I hope everyone has been finding their new favorite book!

Tuesday, June 7, 2011

I Wore the Ocean in the Shape of a Girl

Author: Kelle Groom
Series: ---
Publisher: Free Press
Publication Date: May 25, 2011
How Received: For review
Rate: 4



Summary:
At the age of fifteen, Kelle Groom found that alcohol allowed her to connect with people and explore intimacy in ways she’d never been able to experience before. She began drinking before class, often blacked out at bars, and fell into destructive relationships. At nineteen, already an out-of-control alcoholic, she was pregnant. Accepting the heartbreaking fact that she was incapable of taking care of her son herself, she gave him up for adoption to her aunt and uncle.

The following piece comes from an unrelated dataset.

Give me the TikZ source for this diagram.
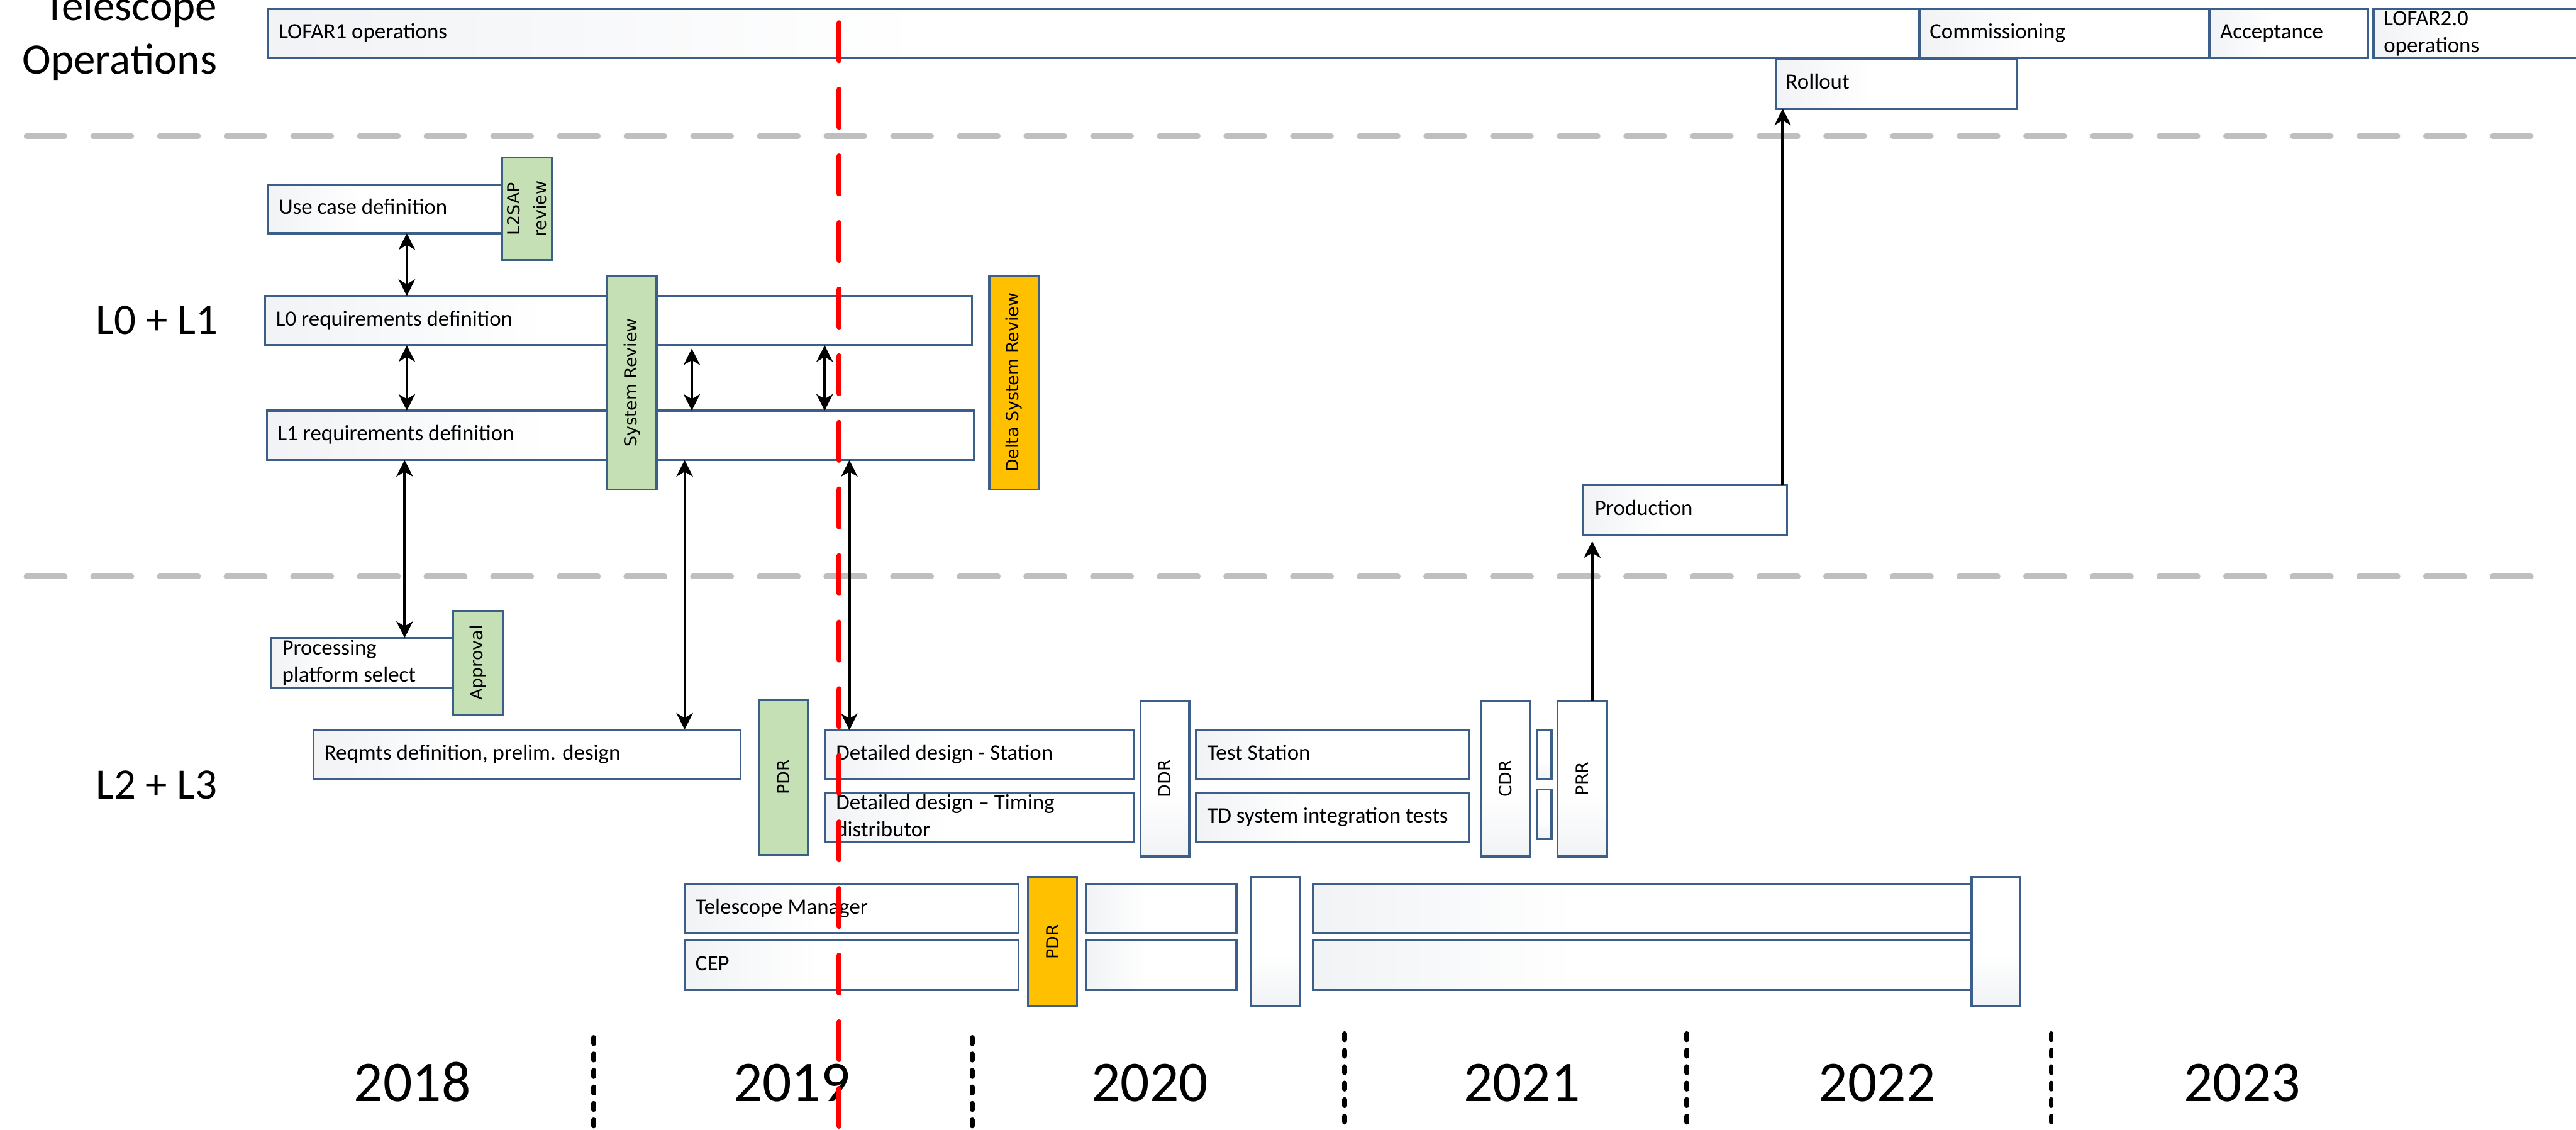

They named him Tommy and took him home with them to Massachusetts. When he was nine months old, the boy was diagnosed with leukemia—but Kelle’s parents, wanting the best for her, kept her mostly in the dark about his health. When Tommy died he was only fourteen months old. Having lost him irretrievably, Kelle went into an accelerating downward spiral of self-destruction. She emerged from this free fall only when her desire to stop drinking connected her with those who helped her to get sober.
In stirring, hypnotic prose, I Wore the Ocean in the Shape of a Girl explores the most painful aspects of Kelle’s addiction and loss with unflinching honesty and bold determination. Urgent and vital, exquisite and raw, her story is as much about maternal love as it is about survival, as much about acceptance as it is about forgiveness. Kelle’s longing for her son remains twenty-five years after his death. It is an ache intensified, as she lost him twice—first to adoption and then to cancer. In this inspiring portrait of redemption, Kelle charts the journey that led her to accept her addiction and grief and to learn how to live in the world.
   Through her family’s history and the story of her son’s cancer, Kelle traces with clarity and breathtaking grace the forces that shape a life, a death, and a literary voice.

Review:
The is memoir seems like its written as a poem. It jumps from memory to memory its like she just copied it straight from her diary.. which I guess she did. But it feels more personal and hard to keep track of just like in "A Mistress's Revenge" Although this book is about a mother who loves her soon loses him twice but she always loves him. It was hard to stay with. even though it has a great story line.

2 comments:

Denise Z said...

Thank you for sharing today. Sometimes while the story may be exceptional - it is too close to what is happening to so many young people out there today. I enjoy escaping in my books and it may be shallow, but I prefer fiction where there is a lot of kicking ### and even if it is not completely resolved good gets there licks in.

25kati said...

Oh I totally agree. Hope your weeks amazing!